>> Start Data segment

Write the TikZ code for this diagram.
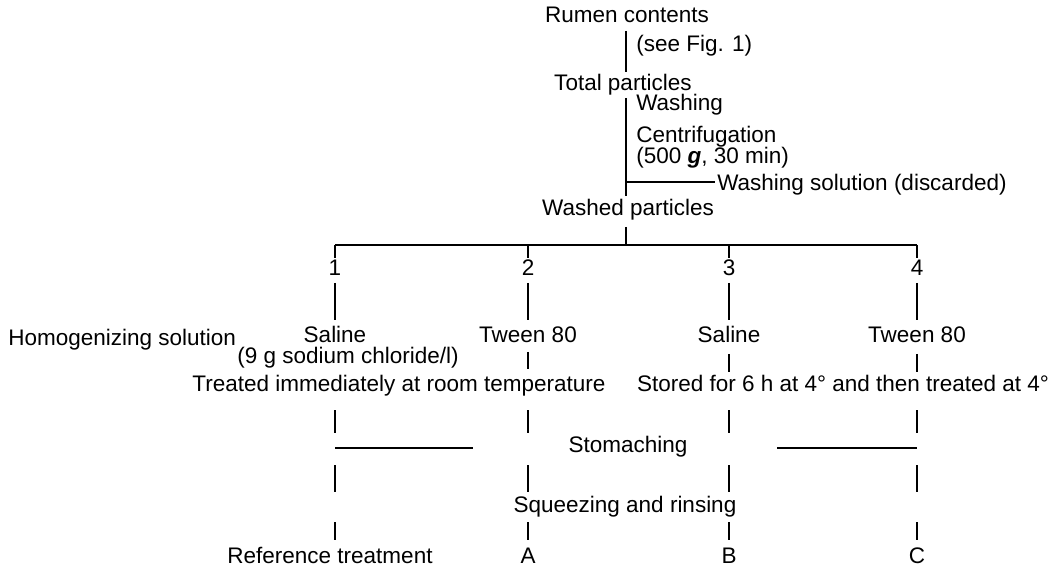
\documentclass[tikz,border=0pt]{standalone}
\usepackage{fontspec}
\setmainfont{Liberation Sans}
\begin{document}
\begin{tikzpicture}
		[x=0.025cm, y=-0.025cm,
		t/.style={font=\fontsize{16}{18}\selectfont, inner sep=0pt, text height=11.5pt, text depth=3.2pt},
		v/.style={line width=1.8pt},
		h/.style={line width=1.4pt}]

		\useasboundingbox (0,0) rectangle (1056,569);

		% stem and column positions
		\coordinate (c0) at (626,0);
		\coordinate (c1) at (335,0);
		\coordinate (c2) at (528,0);
		\coordinate (c3) at (729,0);
		\coordinate (c4) at (917,0);

		% top part
		\node[t] (rumen) at (627,17) {Rumen contents};
		\node[t, anchor=west] (seefig) at (636,46) {(see Fig. 1)};
		\node[t] (total) at (623,85) {Total particles};
		\node[t, anchor=west] (washing) at (636,105) {Washing};
		\node[t, anchor=west] (centrif) at (636,137) {Centrifugation};
		\node[t, anchor=west] (speed) at (636,158) {(500 \textbf{\textit{g}}, 30 min)};
		\node[t, anchor=west] (discard) at (717,185) {Washing solution (discarded)};
		\node[t] (washed) at (628,210) {Washed particles};

		\coordinate (a1) at (626,31);
		\coordinate (a2) at (626,72);
		\coordinate (b1) at (626,98);
		\coordinate (b2) at (626,196);
		\coordinate (br) at (626,182);
		\coordinate (bre) at (715,182);
		\coordinate (w1) at (626,227);
		\coordinate (w2) at (626,245);

		\draw[v] (a1) -- (a2);
		\draw[v] (b1) -- (b2);
		\draw[h] (br) -- (bre);
		\draw[v] (w1) -- (w2);
		\draw[h] (c1 |- w2) -- (c4 |- w2);

		% the four treatments
		\foreach \c/\n in {c1/1, c2/2, c3/3, c4/4} {
			\node[t] (num\n) at (\c |- 0,270) {\n};
			\draw[v] (\c |- w2) -- (\c |- 0,258);
			\draw[v] (\c |- 0,283) -- (\c |- 0,320);
			\draw[v] (\c |- 0,410) -- (\c |- 0,433);
			\draw[v] (\c |- 0,465) -- (\c |- 0,492);
			\draw[v] (\c |- 0,522) -- (\c |- 0,540);
		}

		\node[t, anchor=west] (homog) at (8,340) {Homogenizing solution};
		\node[t] (sol1) at (c1 |- 0,337) {Saline};
		\node[t] (nacl) at (348,358) {(9 g sodium chloride/l)};
		\node[t] (sol2) at (c2 |- 0,337) {Tween 80};
		\node[t] (sol3) at (c3 |- 0,337) {Saline};
		\node[t] (sol4) at (c4 |- 0,337) {Tween 80};

		\draw[v] (c2 |- 0,352) -- (c2 |- 0,369);
		\draw[v] (c3 |- 0,354) -- (c3 |- 0,372);
		\draw[v] (c4 |- 0,354) -- (c4 |- 0,372);

		\node[t] (treated) at (399,386) {Treated immediately at room temperature};
		\node[t] (stored) at (843,386) {Stored for 6 h at 4° and then treated at 4°};

		% processing
		\node[t] (stomach) at (628,447) {Stomaching};
		\coordinate (hl1) at (473,448);
		\coordinate (hr1) at (777,448);
		\draw[h] (c1 |- hl1) -- (hl1);
		\draw[h] (hr1) -- (c4 |- hr1);

		\node[t] (squeeze) at (625,507) {Squeezing and rinsing};

		% results
		\node[t] (ref) at (330,558) {Reference treatment};
		\node[t] (resA) at (c2 |- 0,558) {A};
		\node[t] (resB) at (c3 |- 0,558) {B};
		\node[t] (resC) at (c4 |- 0,558) {C};

\end{tikzpicture}
\end{document}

>> End Data segment

**Exercise brief**
Reproduce the material above from its first line through the line containing "w2) -- (c4 |- w2);", both ends included, and skip every picture.

**Finished task**
Write the TikZ code for this diagram.
\documentclass[tikz,border=0pt]{standalone}
\usepackage{fontspec}
\setmainfont{Liberation Sans}
\begin{document}
\begin{tikzpicture}
		[x=0.025cm, y=-0.025cm,
		t/.style={font=\fontsize{16}{18}\selectfont, inner sep=0pt, text height=11.5pt, text depth=3.2pt},
		v/.style={line width=1.8pt},
		h/.style={line width=1.4pt}]

		\useasboundingbox (0,0) rectangle (1056,569);

		% stem and column positions
		\coordinate (c0) at (626,0);
		\coordinate (c1) at (335,0);
		\coordinate (c2) at (528,0);
		\coordinate (c3) at (729,0);
		\coordinate (c4) at (917,0);

		% top part
		\node[t] (rumen) at (627,17) {Rumen contents};
		\node[t, anchor=west] (seefig) at (636,46) {(see Fig. 1)};
		\node[t] (total) at (623,85) {Total particles};
		\node[t, anchor=west] (washing) at (636,105) {Washing};
		\node[t, anchor=west] (centrif) at (636,137) {Centrifugation};
		\node[t, anchor=west] (speed) at (636,158) {(500 \textbf{\textit{g}}, 30 min)};
		\node[t, anchor=west] (discard) at (717,185) {Washing solution (discarded)};
		\node[t] (washed) at (628,210) {Washed particles};

		\coordinate (a1) at (626,31);
		\coordinate (a2) at (626,72);
		\coordinate (b1) at (626,98);
		\coordinate (b2) at (626,196);
		\coordinate (br) at (626,182);
		\coordinate (bre) at (715,182);
		\coordinate (w1) at (626,227);
		\coordinate (w2) at (626,245);

		\draw[v] (a1) -- (a2);
		\draw[v] (b1) -- (b2);
		\draw[h] (br) -- (bre);
		\draw[v] (w1) -- (w2);
		\draw[h] (c1 |- w2) -- (c4 |- w2);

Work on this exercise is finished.